• **Challenge**
Without the pictures, set down every line of the data exactly.

• **Dataset excerpt**
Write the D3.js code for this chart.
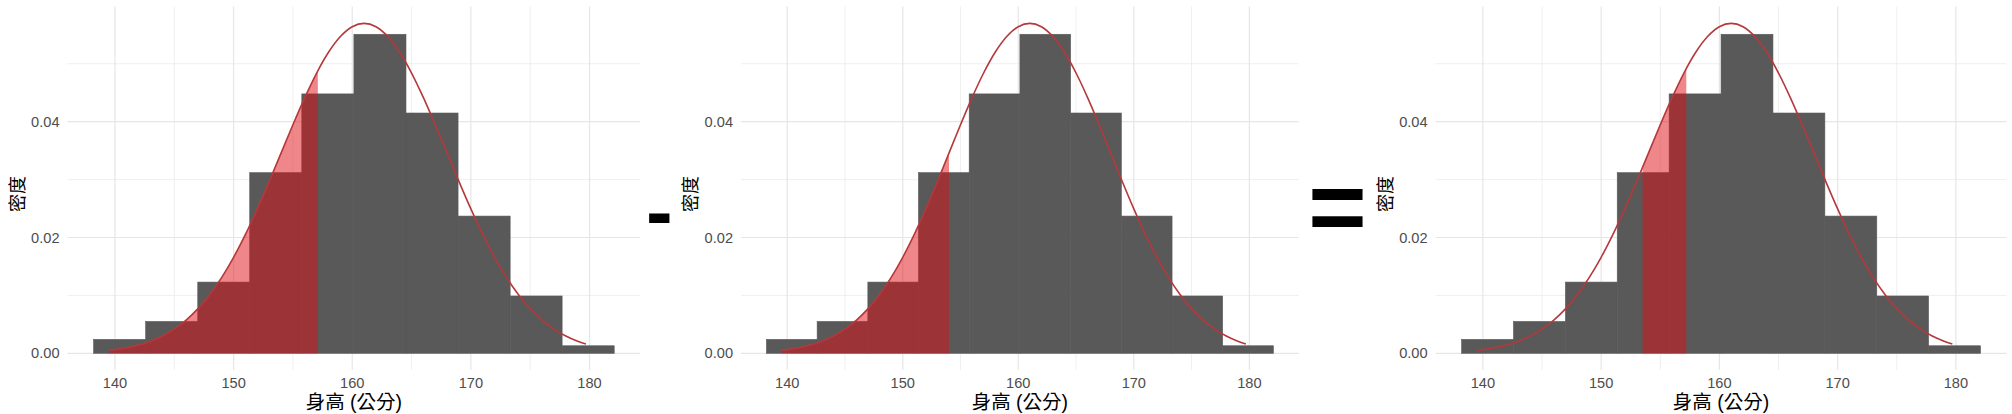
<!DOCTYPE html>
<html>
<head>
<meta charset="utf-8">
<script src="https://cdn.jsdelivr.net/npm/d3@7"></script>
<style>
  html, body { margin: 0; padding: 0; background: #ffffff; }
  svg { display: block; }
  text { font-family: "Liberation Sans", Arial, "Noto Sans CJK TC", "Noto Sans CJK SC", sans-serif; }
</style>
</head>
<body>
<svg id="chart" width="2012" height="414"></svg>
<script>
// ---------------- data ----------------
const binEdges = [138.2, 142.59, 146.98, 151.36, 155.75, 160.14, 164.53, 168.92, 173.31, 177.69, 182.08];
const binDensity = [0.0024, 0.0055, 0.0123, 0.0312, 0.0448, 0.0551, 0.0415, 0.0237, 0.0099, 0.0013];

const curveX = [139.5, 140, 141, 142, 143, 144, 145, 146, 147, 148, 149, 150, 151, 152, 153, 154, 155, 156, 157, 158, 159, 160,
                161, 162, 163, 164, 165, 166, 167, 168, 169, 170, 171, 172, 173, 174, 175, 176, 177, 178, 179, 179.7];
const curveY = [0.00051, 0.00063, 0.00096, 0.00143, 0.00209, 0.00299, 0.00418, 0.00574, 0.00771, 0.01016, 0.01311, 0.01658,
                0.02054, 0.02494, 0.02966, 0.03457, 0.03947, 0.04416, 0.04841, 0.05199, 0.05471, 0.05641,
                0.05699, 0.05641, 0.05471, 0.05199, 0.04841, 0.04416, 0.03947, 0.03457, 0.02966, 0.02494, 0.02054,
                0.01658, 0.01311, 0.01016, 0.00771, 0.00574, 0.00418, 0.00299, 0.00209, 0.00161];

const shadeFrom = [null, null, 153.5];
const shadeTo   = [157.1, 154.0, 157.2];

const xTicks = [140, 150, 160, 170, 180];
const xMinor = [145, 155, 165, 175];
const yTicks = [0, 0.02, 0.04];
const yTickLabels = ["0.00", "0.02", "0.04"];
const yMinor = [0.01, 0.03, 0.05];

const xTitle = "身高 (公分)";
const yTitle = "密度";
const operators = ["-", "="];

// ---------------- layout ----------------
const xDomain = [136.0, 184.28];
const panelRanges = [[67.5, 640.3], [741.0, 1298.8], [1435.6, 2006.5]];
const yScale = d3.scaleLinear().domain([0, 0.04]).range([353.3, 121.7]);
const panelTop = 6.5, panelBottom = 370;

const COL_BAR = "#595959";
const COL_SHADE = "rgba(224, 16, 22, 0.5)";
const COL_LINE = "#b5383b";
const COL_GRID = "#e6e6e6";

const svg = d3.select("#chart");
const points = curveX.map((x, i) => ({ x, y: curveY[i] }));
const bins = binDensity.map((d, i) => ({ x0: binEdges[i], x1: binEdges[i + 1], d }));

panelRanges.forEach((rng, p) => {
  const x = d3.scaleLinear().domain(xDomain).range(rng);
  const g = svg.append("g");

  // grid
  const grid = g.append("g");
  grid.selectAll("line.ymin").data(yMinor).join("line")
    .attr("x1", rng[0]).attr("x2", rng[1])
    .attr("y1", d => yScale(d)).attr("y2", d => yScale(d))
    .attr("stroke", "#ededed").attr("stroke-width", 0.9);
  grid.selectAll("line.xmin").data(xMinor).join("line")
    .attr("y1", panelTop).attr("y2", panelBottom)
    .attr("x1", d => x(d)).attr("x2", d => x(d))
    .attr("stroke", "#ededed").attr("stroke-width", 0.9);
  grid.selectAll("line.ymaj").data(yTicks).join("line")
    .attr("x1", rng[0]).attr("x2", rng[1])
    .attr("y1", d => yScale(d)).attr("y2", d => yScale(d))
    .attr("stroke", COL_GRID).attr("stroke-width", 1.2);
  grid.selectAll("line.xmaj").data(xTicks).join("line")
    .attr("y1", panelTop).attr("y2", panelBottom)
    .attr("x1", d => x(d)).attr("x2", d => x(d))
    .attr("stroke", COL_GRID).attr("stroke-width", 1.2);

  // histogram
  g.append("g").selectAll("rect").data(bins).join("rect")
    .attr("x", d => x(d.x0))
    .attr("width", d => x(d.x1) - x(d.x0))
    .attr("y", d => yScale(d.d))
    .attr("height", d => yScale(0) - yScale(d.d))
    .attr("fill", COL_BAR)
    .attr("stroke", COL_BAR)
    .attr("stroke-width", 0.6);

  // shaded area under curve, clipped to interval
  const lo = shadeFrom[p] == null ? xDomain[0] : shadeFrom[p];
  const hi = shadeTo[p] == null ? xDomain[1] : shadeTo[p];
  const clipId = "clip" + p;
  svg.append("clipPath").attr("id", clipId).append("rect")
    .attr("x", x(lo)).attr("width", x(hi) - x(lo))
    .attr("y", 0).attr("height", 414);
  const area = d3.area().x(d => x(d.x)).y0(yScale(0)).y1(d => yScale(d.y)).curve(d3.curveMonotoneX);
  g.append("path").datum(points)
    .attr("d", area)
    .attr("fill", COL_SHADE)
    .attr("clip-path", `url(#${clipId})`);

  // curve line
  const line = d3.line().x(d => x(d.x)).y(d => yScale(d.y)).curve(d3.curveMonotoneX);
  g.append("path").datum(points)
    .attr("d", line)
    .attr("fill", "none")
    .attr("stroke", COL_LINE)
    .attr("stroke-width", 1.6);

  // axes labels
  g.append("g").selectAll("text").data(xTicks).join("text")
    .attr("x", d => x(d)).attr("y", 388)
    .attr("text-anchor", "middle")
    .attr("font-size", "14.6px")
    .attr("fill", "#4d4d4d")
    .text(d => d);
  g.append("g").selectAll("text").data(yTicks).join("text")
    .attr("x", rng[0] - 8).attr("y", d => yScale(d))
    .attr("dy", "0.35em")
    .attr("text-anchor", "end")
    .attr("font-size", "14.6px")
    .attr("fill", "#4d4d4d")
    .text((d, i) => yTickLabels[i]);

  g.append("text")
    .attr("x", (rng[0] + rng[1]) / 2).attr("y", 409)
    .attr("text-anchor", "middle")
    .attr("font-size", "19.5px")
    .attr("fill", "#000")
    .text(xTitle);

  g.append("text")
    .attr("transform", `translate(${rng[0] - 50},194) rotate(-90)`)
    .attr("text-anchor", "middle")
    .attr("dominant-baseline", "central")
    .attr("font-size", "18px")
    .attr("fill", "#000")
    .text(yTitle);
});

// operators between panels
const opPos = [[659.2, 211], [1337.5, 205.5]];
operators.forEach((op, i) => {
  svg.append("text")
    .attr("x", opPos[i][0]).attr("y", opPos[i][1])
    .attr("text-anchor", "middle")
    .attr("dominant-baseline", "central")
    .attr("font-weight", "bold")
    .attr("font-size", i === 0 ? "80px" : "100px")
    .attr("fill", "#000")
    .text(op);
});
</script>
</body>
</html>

• **Response below**
Write the D3.js code for this chart.
<!DOCTYPE html>
<html>
<head>
<meta charset="utf-8">
<script src="https://cdn.jsdelivr.net/npm/d3@7"></script>
<style>
  html, body { margin: 0; padding: 0; background: #ffffff; }
  svg { display: block; }
  text { font-family: "Liberation Sans", Arial, "Noto Sans CJK TC", "Noto Sans CJK SC", sans-serif; }
</style>
</head>
<body>
<svg id="chart" width="2012" height="414"></svg>
<script>
// ---------------- data ----------------
const binEdges = [138.2, 142.59, 146.98, 151.36, 155.75, 160.14, 164.53, 168.92, 173.31, 177.69, 182.08];
const binDensity = [0.0024, 0.0055, 0.0123, 0.0312, 0.0448, 0.0551, 0.0415, 0.0237, 0.0099, 0.0013];

const curveX = [139.5, 140, 141, 142, 143, 144, 145, 146, 147, 148, 149, 150, 151, 152, 153, 154, 155, 156, 157, 158, 159, 160,
                161, 162, 163, 164, 165, 166, 167, 168, 169, 170, 171, 172, 173, 174, 175, 176, 177, 178, 179, 179.7];
const curveY = [0.00051, 0.00063, 0.00096, 0.00143, 0.00209, 0.00299, 0.00418, 0.00574, 0.00771, 0.01016, 0.01311, 0.01658,
                0.02054, 0.02494, 0.02966, 0.03457, 0.03947, 0.04416, 0.04841, 0.05199, 0.05471, 0.05641,
                0.05699, 0.05641, 0.05471, 0.05199, 0.04841, 0.04416, 0.03947, 0.03457, 0.02966, 0.02494, 0.02054,
                0.01658, 0.01311, 0.01016, 0.00771, 0.00574, 0.00418, 0.00299, 0.00209, 0.00161];

const shadeFrom = [null, null, 153.5];
const shadeTo   = [157.1, 154.0, 157.2];

const xTicks = [140, 150, 160, 170, 180];
const xMinor = [145, 155, 165, 175];
const yTicks = [0, 0.02, 0.04];
const yTickLabels = ["0.00", "0.02", "0.04"];
const yMinor = [0.01, 0.03, 0.05];

const xTitle = "身高 (公分)";
const yTitle = "密度";
const operators = ["-", "="];

// ---------------- layout ----------------
const xDomain = [136.0, 184.28];
const panelRanges = [[67.5, 640.3], [741.0, 1298.8], [1435.6, 2006.5]];
const yScale = d3.scaleLinear().domain([0, 0.04]).range([353.3, 121.7]);
const panelTop = 6.5, panelBottom = 370;

const COL_BAR = "#595959";
const COL_SHADE = "rgba(224, 16, 22, 0.5)";
const COL_LINE = "#b5383b";
const COL_GRID = "#e6e6e6";

const svg = d3.select("#chart");
const points = curveX.map((x, i) => ({ x, y: curveY[i] }));
const bins = binDensity.map((d, i) => ({ x0: binEdges[i], x1: binEdges[i + 1], d }));

panelRanges.forEach((rng, p) => {
  const x = d3.scaleLinear().domain(xDomain).range(rng);
  const g = svg.append("g");

  // grid
  const grid = g.append("g");
  grid.selectAll("line.ymin").data(yMinor).join("line")
    .attr("x1", rng[0]).attr("x2", rng[1])
    .attr("y1", d => yScale(d)).attr("y2", d => yScale(d))
    .attr("stroke", "#ededed").attr("stroke-width", 0.9);
  grid.selectAll("line.xmin").data(xMinor).join("line")
    .attr("y1", panelTop).attr("y2", panelBottom)
    .attr("x1", d => x(d)).attr("x2", d => x(d))
    .attr("stroke", "#ededed").attr("stroke-width", 0.9);
  grid.selectAll("line.ymaj").data(yTicks).join("line")
    .attr("x1", rng[0]).attr("x2", rng[1])
    .attr("y1", d => yScale(d)).attr("y2", d => yScale(d))
    .attr("stroke", COL_GRID).attr("stroke-width", 1.2);
  grid.selectAll("line.xmaj").data(xTicks).join("line")
    .attr("y1", panelTop).attr("y2", panelBottom)
    .attr("x1", d => x(d)).attr("x2", d => x(d))
    .attr("stroke", COL_GRID).attr("stroke-width", 1.2);

  // histogram
  g.append("g").selectAll("rect").data(bins).join("rect")
    .attr("x", d => x(d.x0))
    .attr("width", d => x(d.x1) - x(d.x0))
    .attr("y", d => yScale(d.d))
    .attr("height", d => yScale(0) - yScale(d.d))
    .attr("fill", COL_BAR)
    .attr("stroke", COL_BAR)
    .attr("stroke-width", 0.6);

  // shaded area under curve, clipped to interval
  const lo = shadeFrom[p] == null ? xDomain[0] : shadeFrom[p];
  const hi = shadeTo[p] == null ? xDomain[1] : shadeTo[p];
  const clipId = "clip" + p;
  svg.append("clipPath").attr("id", clipId).append("rect")
    .attr("x", x(lo)).attr("width", x(hi) - x(lo))
    .attr("y", 0).attr("height", 414);
  const area = d3.area().x(d => x(d.x)).y0(yScale(0)).y1(d => yScale(d.y)).curve(d3.curveMonotoneX);
  g.append("path").datum(points)
    .attr("d", area)
    .attr("fill", COL_SHADE)
    .attr("clip-path", `url(#${clipId})`);

  // curve line
  const line = d3.line().x(d => x(d.x)).y(d => yScale(d.y)).curve(d3.curveMonotoneX);
  g.append("path").datum(points)
    .attr("d", line)
    .attr("fill", "none")
    .attr("stroke", COL_LINE)
    .attr("stroke-width", 1.6);

  // axes labels
  g.append("g").selectAll("text").data(xTicks).join("text")
    .attr("x", d => x(d)).attr("y", 388)
    .attr("text-anchor", "middle")
    .attr("font-size", "14.6px")
    .attr("fill", "#4d4d4d")
    .text(d => d);
  g.append("g").selectAll("text").data(yTicks).join("text")
    .attr("x", rng[0] - 8).attr("y", d => yScale(d))
    .attr("dy", "0.35em")
    .attr("text-anchor", "end")
    .attr("font-size", "14.6px")
    .attr("fill", "#4d4d4d")
    .text((d, i) => yTickLabels[i]);

  g.append("text")
    .attr("x", (rng[0] + rng[1]) / 2).attr("y", 409)
    .attr("text-anchor", "middle")
    .attr("font-size", "19.5px")
    .attr("fill", "#000")
    .text(xTitle);

  g.append("text")
    .attr("transform", `translate(${rng[0] - 50},194) rotate(-90)`)
    .attr("text-anchor", "middle")
    .attr("dominant-baseline", "central")
    .attr("font-size", "18px")
    .attr("fill", "#000")
    .text(yTitle);
});

// operators between panels
const opPos = [[659.2, 211], [1337.5, 205.5]];
operators.forEach((op, i) => {
  svg.append("text")
    .attr("x", opPos[i][0]).attr("y", opPos[i][1])
    .attr("text-anchor", "middle")
    .attr("dominant-baseline", "central")
    .attr("font-weight", "bold")
    .attr("font-size", i === 0 ? "80px" : "100px")
    .attr("fill", "#000")
    .text(op);
});
</script>
</body>
</html>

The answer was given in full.